If you decide to waste time on purpose, your mind will almost certainly go into panic mode. It will make up stories about what will happen. If you stop forcing yourself, you will become lazy. You will ruin your potential. Your life will fall apart. You will never do anything meaningful again. But in reality, for most people, nothing dramatic happens. You often end up doing many of the same things you were going to do anyway, just without the inner violence and pressure. And without that constant pressure, you usually have more energy available for what you actually care about.
That is the irony. The tighter we grip ourselves, the less alive we feel. The more we demand output from every hour, the more drained and resentful we become. The more permission we give ourselves to stop performing, the more real energy starts to come back.
This is especially hard if you were taught that rest has to be earned. If you are a perfectionist, an overachiever, or someone who has spent years measuring your worth by what you produce, then doing nothing can feel almost illegal. There can be guilt in it. Restlessness. An urge to get up and do something useful so you can feel like a good person again.
What becomes possible when you waste time?
When every minute is already accounted for, when your days are packed with tasks, goals, improvement plans, and obligations, there is no space left for surprise. Nothing spontaneous can find you. Nothing creative can emerge. There is no room for the strange little instinct that wants to take you somewhere unexpected.
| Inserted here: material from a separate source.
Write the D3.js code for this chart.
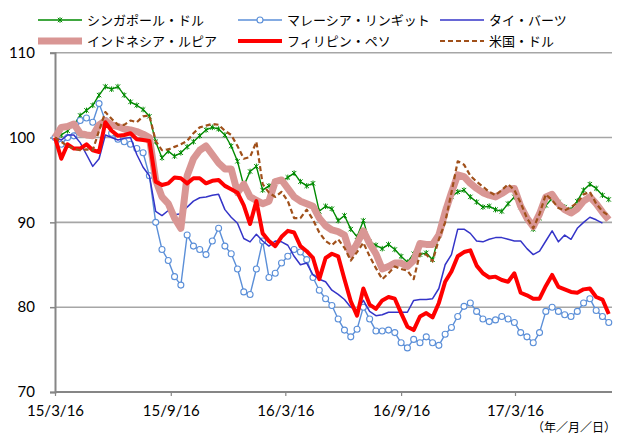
<!DOCTYPE html>
<html><head><meta charset="utf-8">
<script src="https://cdn.jsdelivr.net/npm/d3@7"></script>
<style>body{margin:0;background:#fff}</style>
</head><body><svg id="c" width="619" height="435"></svg>
<script>
// ---- data (index, 2015/3/16 = 100), one value every 10 days ----
const startDate = new Date(2015, 2, 16);
const stepDays = 10;
const sgd = [100,100.3,100.8,101.5,102.6,103.2,103.8,105,106,105.7,106,105,104.2,103.8,103.3,102.5,99.5,97.6,98.4,97.8,98.2,98.9,99.5,100.2,100.9,101.2,101,100.3,99,97.2,94.3,96,96.6,93.8,94.3,94.8,94.8,95.3,95.8,94.8,94.3,94.6,91.3,91.9,91.6,90.2,90.8,89.2,88.3,90.2,87.7,87.3,86.9,87.4,86.8,86,85.3,86.3,86.2,86.4,85.6,88.5,91.5,93,93.6,93.8,93,92.4,91.8,91.9,91.5,91.3,92.2,93,91.8,90.5,89.2,90.5,92,92.8,92.4,91.8,91.5,92.5,93.8,94.5,94,93.2,92.7];
const myr = [100,99.2,100,100.2,102,102.3,101.8,104,102,100.5,99.8,99.5,99.2,98.7,98.2,95.5,90,86.8,85.5,83.6,82.6,88.5,87.2,86.8,86.2,87.8,89.3,87.2,86.3,84.5,81.8,81.5,84.5,87.8,83.5,84,85.2,86,86.8,86.5,85.6,83.5,82,81,80.2,78.6,77.3,76.5,77.4,80,78.6,77.2,77.2,77.3,77,75.8,75.2,76.2,75.8,76.5,75.8,75.5,76.8,77.6,78.9,80.1,80.5,79.5,78.6,78.3,78.5,78.9,78.6,78.2,77,76.5,75.8,77,79.5,80,79.5,79.1,78.9,79.5,80.5,81,79.6,78.9,78.2];
const thb = [100,99.7,100.3,100.3,99.4,98,96.6,97.5,100.3,100,99.7,99.9,100,98,96.5,95.5,91.3,90.8,91.4,90.9,91,91.8,92.5,92.9,93,93.2,93.3,91.5,90.6,89.9,88.1,87.7,88.6,87.8,87.2,87.8,87.7,87.3,86,85,85.2,83.8,83.3,83,82,81.5,80.9,80,79.6,80.8,79.5,79,79.1,79.4,79.4,79.4,79.4,80.8,80.9,80.9,81,82.2,85,86.2,89.2,89.2,88.7,87.8,87.7,88,88.2,88.2,88,87.8,87.8,86.9,86.2,86.6,87.8,89,87.7,88.5,88,89.3,90,90.6,90.3,89.9,null];
const idr = [100,101.2,101.3,101.6,100.5,100.3,100.2,101.5,102,101.5,101.3,101,100.9,100.7,100.4,100,95,93,92.2,90.5,89.3,95.5,97.5,98.5,99,98,97,96.3,96.3,93.5,94.5,93,92.6,92.2,92.5,94.8,95,94,93,92.5,92.2,91.9,90.5,89.6,89.1,88.9,88.5,86.2,87.5,89,87.5,86.3,84.5,84.8,85.2,85.2,84.8,85.5,87.5,87.4,87.4,88.5,91.2,93.5,95.6,95.4,94.6,94,93.5,93.2,93,93.4,93.9,94,91.9,90.5,89.5,91,93,93.3,92.2,91.5,91.1,91.6,92.5,93,92.2,91.2,90.3];
const php = [100,97.5,99.2,98.7,98.7,99.2,98.5,98.3,101.8,100.8,100.2,100.3,100.5,99.8,99.7,99.6,94.8,94.4,94.6,95.3,95.2,94.6,95.2,95.2,94.6,94.9,95,94.3,93.9,93.5,92,89.8,92.5,88.7,87.8,87.2,88.3,89,88.8,87.2,86.6,85.8,83.3,85.8,86.3,86,83.3,80.7,79,82.2,80.3,79.8,80.8,81.2,81,79.3,77.7,77.3,78.9,79.3,78.8,80.5,83,84.2,86,86.5,86.7,84.9,84,83.5,83.6,83.2,83,84,81.7,81.4,81,81,82.5,83.8,82.4,82.1,81.8,81.7,82.1,82.2,81.2,80.9,79.2];
const usd = [100,99.5,99,98.7,98.5,98.6,98.5,100.8,103,102.2,101.5,101.5,102,101.8,102.5,102.6,99.6,98.5,98.6,98.9,99.2,99.6,100.5,101.2,101.4,101.6,101.5,100.8,100.3,99,97.5,97.7,99.5,94.5,93.5,93,93.6,92.5,90.5,90.5,91.5,90.3,88.8,87.8,87.3,88,87,85.5,86.5,87.6,86,84.6,83.3,84,84.8,84.5,84.3,83.3,86.3,86.2,85.4,88,90,93.5,97.2,96.8,95.5,94.8,94.2,93.6,93.2,93.8,94.5,93.8,92.3,90.5,89.3,91,93.3,92.6,91.7,91.4,91.8,92.3,93.3,93.6,92.2,91.3,90.8];
const seriesNames = ["シンガポール・ドル","マレーシア・リンギット","タイ・バーツ","インドネシア・ルピア","フィリピン・ペソ","米国・ドル"];
const yTicks = [70, 80, 90, 100, 110];
const xTickDates = ["2015-03-16","2015-09-16","2016-03-16","2016-09-16","2017-03-16"];
const xUnitLabel = "（年／月／日）";

// ---- chart ----
const svg = d3.select("#c");
const dates = sgd.map((_, i) => d3.timeDay.offset(startDate, i * stepDays));
const parse = d3.timeParse("%Y-%m-%d");
const x = d3.scaleTime().domain([startDate, new Date(2017, 2, 16)]).range([55, 515]);
const y = d3.scaleLinear().domain([70, 110]).range([392, 52.7]);
const L = 55, R = 612;
const numFont = "Lato, 'Liberation Sans', sans-serif";
const jpFont = "'Noto Sans CJK JP', sans-serif";

// gridlines
svg.append("g").selectAll("line").data(yTicks.filter(t => t > 70)).join("line")
  .attr("x1", L).attr("x2", R).attr("y1", d => y(d)).attr("y2", d => y(d))
  .attr("stroke", "#a6a6a6").attr("stroke-width", 1.6);

// y axis
const yAxis = svg.append("g").attr("transform", `translate(${L},0)`)
  .call(d3.axisLeft(y).tickValues(yTicks).tickSize(5).tickPadding(15).tickFormat(d3.format("d")));
yAxis.select(".domain").attr("stroke", "#868686").attr("stroke-width", 2);
yAxis.selectAll(".tick line").attr("stroke", "#868686").attr("stroke-width", 1.5);
yAxis.selectAll("text").attr("font-family", numFont).attr("font-size", 15).attr("fill", "#000");

// x axis
const xAxis = svg.append("g").attr("transform", `translate(0,${y(70)})`)
  .call(d3.axisBottom(x).tickValues(xTickDates.map(parse)).tickSize(4).tickPadding(9)
    .tickFormat(d3.timeFormat("%y/%-m/%-d")));
xAxis.select(".domain").attr("d", `M${L},0H${R}`).attr("stroke", "#868686").attr("stroke-width", 2);
xAxis.selectAll(".tick line").attr("stroke", "#868686").attr("stroke-width", 1.2);
xAxis.selectAll("text").attr("font-family", numFont).attr("font-size", 15).attr("fill", "#000");
svg.append("text").attr("x", 616).attr("y", 432).attr("text-anchor", "end")
  .attr("font-family", jpFont).attr("font-size", 12).text(xUnitLabel);

const styles = [
  {data: sgd, color: "#008a00", width: 1.4, marker: "star"},
  {data: myr, color: "#5b8fd8", width: 1.4, marker: "circle"},
  {data: thb, color: "#3434c8", width: 1.5},
  {data: idr, color: "#d99694", width: 7},
  {data: php, color: "#ff0000", width: 4},
  {data: usd, color: "#a0501a", width: 2.2, dash: "5,3"}
];
const line = d3.line().defined(d => d.v != null).x(d => x(d.date)).y(d => y(d.v));
const starPath = "M-2.2,-2.2L2.2,2.2M-2.2,2.2L2.2,-2.2M0,-2.8L0,2.8";

styles.forEach(s => {
  const pts = s.data.map((v, i) => ({date: dates[i], v}));
  const g = svg.append("g");
  g.append("path").datum(pts).attr("d", line).attr("fill", "none")
    .attr("stroke", s.color).attr("stroke-width", s.width)
    .attr("stroke-linejoin", "round").attr("stroke-dasharray", s.dash || null);
  const mp = pts.filter(d => d.v != null);
  if (s.marker === "circle") {
    g.selectAll("circle").data(mp).join("circle")
      .attr("cx", d => x(d.date)).attr("cy", d => y(d.v)).attr("r", 3)
      .attr("fill", "#fff").attr("stroke", s.color).attr("stroke-width", 1.1);
  } else if (s.marker === "star") {
    g.selectAll("path.m").data(mp).join("path").attr("class", "m")
      .attr("transform", d => `translate(${x(d.date)},${y(d.v)})`)
      .attr("d", starPath).attr("stroke", s.color).attr("stroke-width", 1);
  }
});

// legend
const legCols = [38, 238, 440], legRows = [20, 41];
styles.forEach((s, i) => {
  const lx = legCols[i % 3], ly = legRows[Math.floor(i / 3)];
  const g = svg.append("g");
  g.append("line").attr("x1", lx).attr("x2", lx + 44).attr("y1", ly).attr("y2", ly)
    .attr("stroke", s.color).attr("stroke-width", s.width).attr("stroke-dasharray", s.dash || null);
  if (s.marker === "circle") g.append("circle").attr("cx", lx + 22).attr("cy", ly).attr("r", 3)
    .attr("fill", "#fff").attr("stroke", s.color).attr("stroke-width", 1.1);
  if (s.marker === "star") g.append("path").attr("transform", `translate(${lx + 22},${ly})`)
    .attr("d", starPath).attr("stroke", s.color).attr("stroke-width", 1);
  g.append("text").attr("x", lx + 49).attr("y", ly).attr("dy", "0.35em")
    .attr("font-family", jpFont).attr("font-size", 13).attr("fill", "#000").text(seriesNames[i]);
});
</script></body></html>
But when you leave some time unclaimed, when you allow for wandering, loafing, lingering, or doing absolutely nothing, something else starts to happen. Your own preferences become easier to hear. Your curiosity gets a little louder. Your real desires have a chance to show themselves.
Not everything valuable can be measured, like an hour that asked nothing of you. A pointless little afternoon that somehow made life feel worth living again. Whatever happened in the wasted time was the only thing that needed to happen.
What if nothing is a waste of time?
What if the hour you spent doing nothing was not a failure of discipline, but a return to sanity? What if the things that make you exhale are not distractions from life, but part of life itself? What if some of the most worthwhile moments you will ever have are the ones that produce nothing except a softer body, a quieter mind, and the feeling that for once, you were not trying to turn your existence into a performance?
Maybe wasting time is not a problem to solve, but part of a life well lived. So go ahead. Do nothing, waste some time once in a while!